Hailing from Peru, Pilar Castro-Zena joined the Coppell High School staff this school year, sporting over 20 combined years of research and teaching experience. She is teaching several STEM (Science, Technology, Engineering & Math) classes this year, with ambitious plans for the future of the program.
“Before I became an educator, I used to be a scientist,” Castro-Zena said. “I have about 12 years of experience doing research, publishing and working with molecules. After that, I started teaching science courses at UNT.”
Castro-Zena worked in scientific research for nine years at UT Southwestern Medical Center, in the field of neuronal molecular motor proteins, and four years at UNT in the field of muscle molecular motor proteins. She holds a bachelor’s degree in biology and a master’s in biochemistry.
“She was actually a working scientist, which is really cool,” CHS STEM coordinator Mike Yakubovsky said. “It brings a different dynamic because she has a science background, I have a business background, and [CHS STEM teacher Grant Garner] has an engineering background. That gives us a wide range of experience in the program and I love that.”
Castro-Zena notes two people in particular she has looked up to for motivation and inspiration during her life.
“I had a chemistry professor in Peru,” Castro-Zena said. “He really was central in me to go into the science field; he was very strong in the subject, and he helped me prepare for exams. And then, in the U.S., there’s somebody I admire a lot: Professor Douglas Ruth. He’s a researcher at UNT and he works with molecules, and we worked together. We were a perfect fit.”
After years of research and study, Castro-Zena went along to teach in STEM-related fields.
“I became an elementary science and math teacher, nine years in [Irving ISD], teaching science and math bilingual to kids that had newly migrated that had a lot of academic problems,” Castro-Zena said.
Finally, she joined Coppell ISD in 2016. She worked at Wilson Elementary last school year, where she started the Spanish version of the Argument-Driven Inquiry (ADI) science program, in which students develop their own ways to solve problems and receive critique from their peers.
“All along, I’ve been developing science curriculum for both [Coppell and Irving] districts,” Castro-Zena said. “I have always been very close to science, and in the summers I would work STEM camp, with coding or robotics, that kind of thing.”

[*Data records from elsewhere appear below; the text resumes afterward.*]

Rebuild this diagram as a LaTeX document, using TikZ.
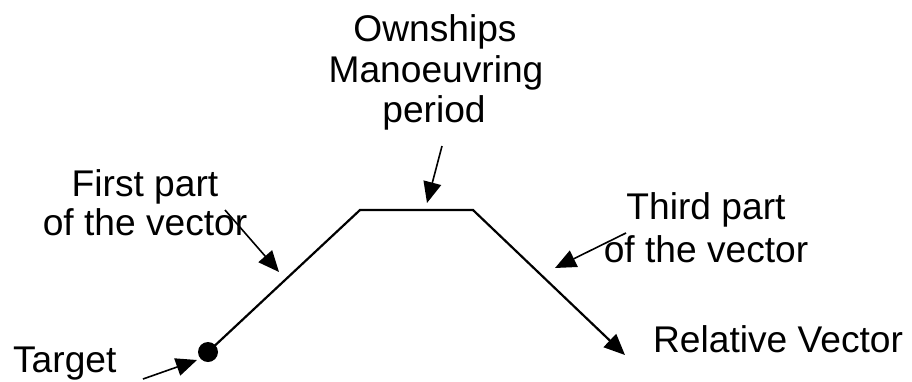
\documentclass[tikz,border=0pt]{standalone}
\usepackage{fontspec}
\setmainfont{Liberation Sans}
\usetikzlibrary{arrows.meta}
\begin{document}
\begin{tikzpicture}[x=1bp,y=-1bp,line width=2.2bp,
  lbl/.style={font=\fontsize{37.3}{44}\selectfont,inner sep=0pt,anchor=base},
  ptr/.style={-{Triangle[length=21bp,width=18bp]}}]
\useasboundingbox (0,0) rectangle (912,381);
% main vector
\coordinate (start) at (208,352);
\coordinate (c1) at (360,210);
\coordinate (c2) at (473,210);
\coordinate (endv) at (625,355);
\fill (start) circle[radius=10];
\draw[ptr,line join=miter] (start) -- (c1) -- (c2) -- (endv);
% labels
\node[lbl] (own1) at (435,41) {Ownships};
\node[lbl] (own2) at (436,82) {Manoeuvring};
\node[lbl] (own3) at (434,122) {period};
\node[lbl] (fp1) at (145,196) {First part};
\node[lbl] (fp2) at (145,235) {of the vector};
\node[lbl] (tp1) at (706,219) {Third part};
\node[lbl] (tp2) at (706,262) {of the vector};
\node[lbl,anchor=base west] (rv) at (652,352) {Relative Vector};
\node[lbl,anchor=base west] (tg) at (12,372) {Target};
% pointer arrows
\coordinate (a1s) at (442,146); \coordinate (a1e) at (427,203);
\coordinate (a2s) at (225,210); \coordinate (a2e) at (279,272);
\coordinate (a3s) at (626,233); \coordinate (a3e) at (555,268);
\coordinate (a4s) at (143,379); \coordinate (a4e) at (197,360);
\draw[ptr,line width=1.6bp] (a1s) -- (a1e);
\draw[ptr,line width=1.6bp] (a2s) -- (a2e);
\draw[ptr,line width=1.6bp] (a3s) -- (a3e);
\draw[ptr,line width=1.6bp] (a4s) -- (a4e);
\end{tikzpicture}
\end{document}
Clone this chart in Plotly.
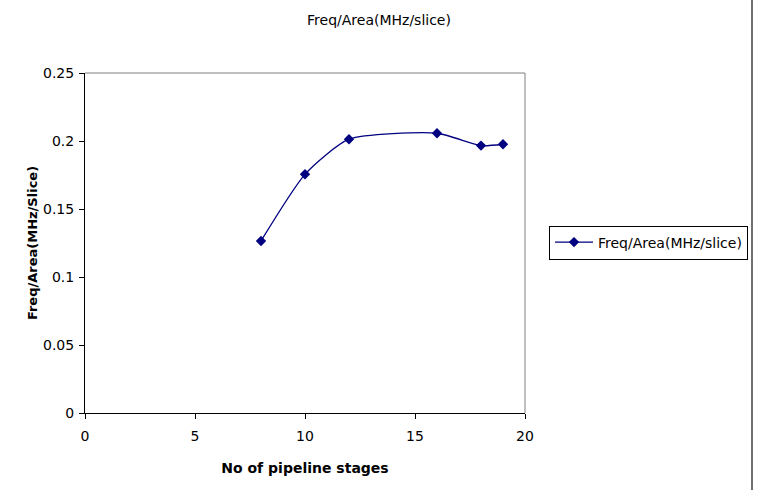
import plotly.graph_objects as go

stages = [8, 10, 12, 16, 18, 19]
freq_area = [0.1265, 0.1755, 0.2013, 0.2057, 0.1966, 0.1976]
series_name = "Freq/Area(MHz/slice)"
chart_title = "Freq/Area(MHz/slice)"
x_title = "No of pipeline stages"
y_title = "Freq/Area(MHz/Slice)"
x_ticks = [0, 5, 10, 15, 20]
y_ticks = [0, 0.05, 0.1, 0.15, 0.2, 0.25]
y_tick_text = ["0", "0.05", "0.1", "0.15", "0.2", "0.25"]

L, R, T, B = 85, 235, 73, 77
W, H = 760, 490
pw, ph = W - L - R, H - T - B

fig = go.Figure()
fig.add_trace(go.Scatter(
    x=stages, y=freq_area, name=series_name, mode="lines+markers",
    line=dict(color="#000080", width=1.3, shape="spline", smoothing=0.6),
    marker=dict(symbol="diamond", size=8, color="#000080"),
))

font = "DejaVu Sans, sans-serif"
fig.update_layout(
    width=W, height=H,
    margin=dict(l=L, r=R, t=T, b=B),
    paper_bgcolor="white", plot_bgcolor="white",
    font=dict(family=font, size=14, color="black"),
    title=dict(text=chart_title, x=379 / W, xanchor="center",
               y=1 - 20 / H, yanchor="middle", font=dict(size=14)),
    showlegend=True,
    legend=dict(x=(549 - L) / pw, y=(H - B - 242.5) / ph, xanchor="left", yanchor="middle",
                bordercolor="black", borderwidth=1, bgcolor="white",
                font=dict(size=14), itemwidth=38, tracegroupgap=0),
    xaxis=dict(range=[0, 20], tickvals=x_ticks, ticktext=[str(v) for v in x_ticks],
               showgrid=False, zeroline=False, showline=True, linecolor="black", linewidth=1,
               ticks="outside", ticklen=5, tickcolor="black", ticklabelstandoff=5,
               tickfont=dict(size=14),
               title=dict(text="<b>" + x_title + "</b>", font=dict(size=14), standoff=20)),
    yaxis=dict(range=[0, 0.25], tickvals=y_ticks, ticktext=y_tick_text,
               showgrid=False, zeroline=False, showline=True, linecolor="black", linewidth=1,
               ticks="outside", ticklen=5, tickcolor="black", ticklabelstandoff=2,
               tickfont=dict(size=14),
               title=dict(text="<b>" + y_title + "</b>", font=dict(size=13), standoff=2)),
    shapes=[
        dict(type="line", xref="paper", yref="paper", x0=0, x1=1, y0=1, y1=1,
             line=dict(color="#808080", width=1)),
        dict(type="line", xref="paper", yref="paper", x0=1, x1=1, y0=0, y1=1,
             line=dict(color="#808080", width=1)),
        dict(type="line", xref="paper", yref="paper",
             x0=(752 - L) / pw, x1=(752 - L) / pw, y0=-B / ph, y1=1 + T / ph,
             line=dict(color="#404040", width=1.5)),
    ],
)

fig.write_html("out.html")
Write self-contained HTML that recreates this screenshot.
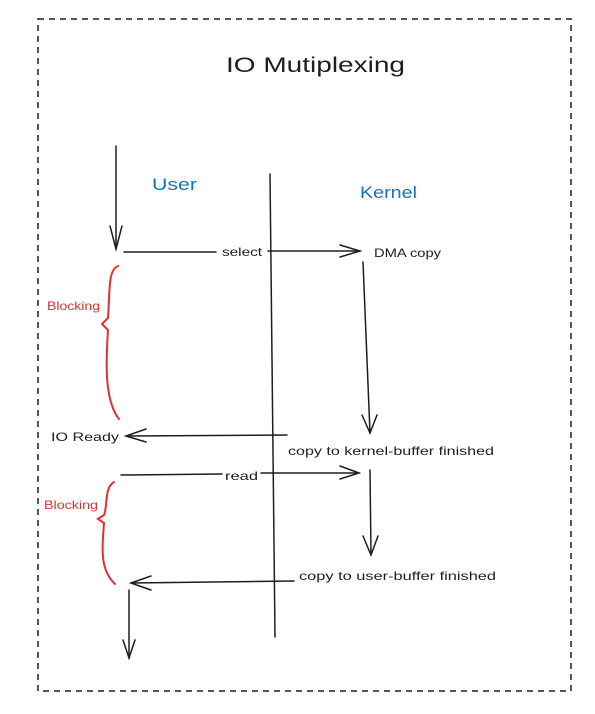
<!DOCTYPE html>
<html><head><style>html,body{margin:0;padding:0;background:#fff}svg{display:block}text{font-family:"Liberation Sans",sans-serif}</style></head><body>
<svg width="595" height="714" viewBox="0 0 595 714" xmlns="http://www.w3.org/2000/svg">
<rect x="38" y="19" width="533" height="672" fill="none" stroke="#1e1e1e" stroke-width="1.5" stroke-dasharray="6 5"/>
<text x="226" y="72" font-size="21" textLength="179" lengthAdjust="spacingAndGlyphs" fill="#1e1e1e">IO Mutiplexing</text>
<text x="152" y="190" font-size="17" textLength="45" lengthAdjust="spacingAndGlyphs" fill="#1971c2">User</text>
<text x="360" y="198" font-size="17" textLength="57" lengthAdjust="spacingAndGlyphs" fill="#1971c2">Kernel</text>
<g stroke="#1e1e1e" stroke-width="1.5" fill="none" stroke-linecap="round">
<line x1="270" y1="174" x2="275" y2="637"/>
<line x1="116" y1="146" x2="116" y2="249"/><polyline points="110,226 116,249 122,226"/>
<line x1="124" y1="252" x2="216" y2="252"/><line x1="268" y1="251" x2="360" y2="251"/><polyline points="340,245 360,251 340,257"/>
<line x1="363" y1="262" x2="370" y2="433"/><polyline points="362,415 370,433 377,415"/>
<line x1="287" y1="435" x2="126" y2="436"/><polyline points="146,429 126,436 146,442"/>
<line x1="121" y1="475" x2="222" y2="474"/><line x1="261" y1="473" x2="359" y2="473"/><polyline points="340,466 359,473 340,479"/>
<line x1="370" y1="470" x2="371" y2="555"/><polyline points="363,536 371,555 378,536"/>
<line x1="294" y1="581" x2="131" y2="583"/><polyline points="151,576 131,583 151,590"/>
<line x1="129" y1="590" x2="129" y2="658"/><polyline points="123,640 129,658 135,640"/>
</g>
<g stroke="#e03131" stroke-width="2" fill="none" stroke-linecap="round">
<path d="M118,266 C108,270 110,290 108,318 L102,324 L108,330 C106,360 104,400 119,419"/>
<path d="M114,482 C104,488 108,505 104,515 L98,519 L104,523 C102,550 100,570 115,584"/>
</g>
<text x="47" y="310" font-size="12" textLength="53" lengthAdjust="spacingAndGlyphs" fill="#e03131">Blocking</text>
<text x="44" y="509" font-size="12" textLength="54" lengthAdjust="spacingAndGlyphs" fill="#e03131">Blocking</text>
<g font-size="12" fill="#1e1e1e" lengthAdjust="spacingAndGlyphs">
<text x="222" y="256" textLength="40" lengthAdjust="spacingAndGlyphs">select</text>
<text x="374" y="257" textLength="67" lengthAdjust="spacingAndGlyphs">DMA copy</text>
<text x="51" y="441" textLength="68" lengthAdjust="spacingAndGlyphs">IO Ready</text>
<text x="288" y="455" textLength="206" lengthAdjust="spacingAndGlyphs">copy to kernel-buffer finished</text>
<text x="225" y="480" textLength="33" lengthAdjust="spacingAndGlyphs">read</text>
<text x="299" y="580" textLength="197" lengthAdjust="spacingAndGlyphs">copy to user-buffer finished</text>
</g>
</svg>
</body></html>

But according to Castro-Zena, her love has always been high school.
“When I left UNT I wanted to teach high school, but there was always a need for elementary [teachers] so I stayed pretty much for 10 years,” Castro-Zena said. “When I had a chance to do STEM in high school, it was the right fit for me, and I went for it.”
Though Castro-Zena noted the difficulties in adapting to a school as large as CHS – “It is difficult to make a human connection with the entire staff,” she said – she takes pride in the academics.
“Coppell, in general, has very strong academics, experienced teachers and educators,” Castro-Zena said. “The students have an excellent work ethic; in Coppell, there is a general population where the kids are more supported by the parents, and that really reflects itself in the work they put forth academically. I can push them far and set high standards because they can reach them.”
Castro-Zena plans to further aid students in completing SolidWorks and LabVIEW courses, which add the technology aspect to STEM, as well as getting certified in OSHA, a program which aims to prevent injuries, illnesses and death in the work field.
“I constantly graph my classes’ progress so kids know where they are and how their class is moving,” Castro-Zena said. “I update those charts daily; it’s a lot of work, but I can pinpoint who is falling behind and help them individually. I will continue to do that because it has been working positively.”
The impact of Castro-Zena on her students has been extremely evident.
“She invests a lot of love in her students and she approaches learning in a way that’s a lot more personal,” CHS sophomore Suprita Ashok said. “She brings a woman’s perspective into a very male-heavy field. She represents a minority, especially since she’s also a woman of color, and I like having that perspective. Her strongest quality is her care for each of her students — you don’t really get to see that in high school teachers, especially when they have so many kids.”
Other students agree, welcoming Castro-Zena’s unique perspective on education and STEM.
“She brings a sense of diversity, that new background and new experience from another country,” CHS sophomore Olivier Balazy said. “She also has very high standards for students, she’s quite enthusiastic.”
Yakubovsky agrees, and notes the effect it has on students.
“Just like with her professional background, [her ethnic background] brings a different perspective, so that we’ve got males and females, Hispanics and non-Hispanics, which is always awesome,” Yakubovsky said. “It also helps with the students. She’s a different person to connect with and a different viewpoint as well for them.”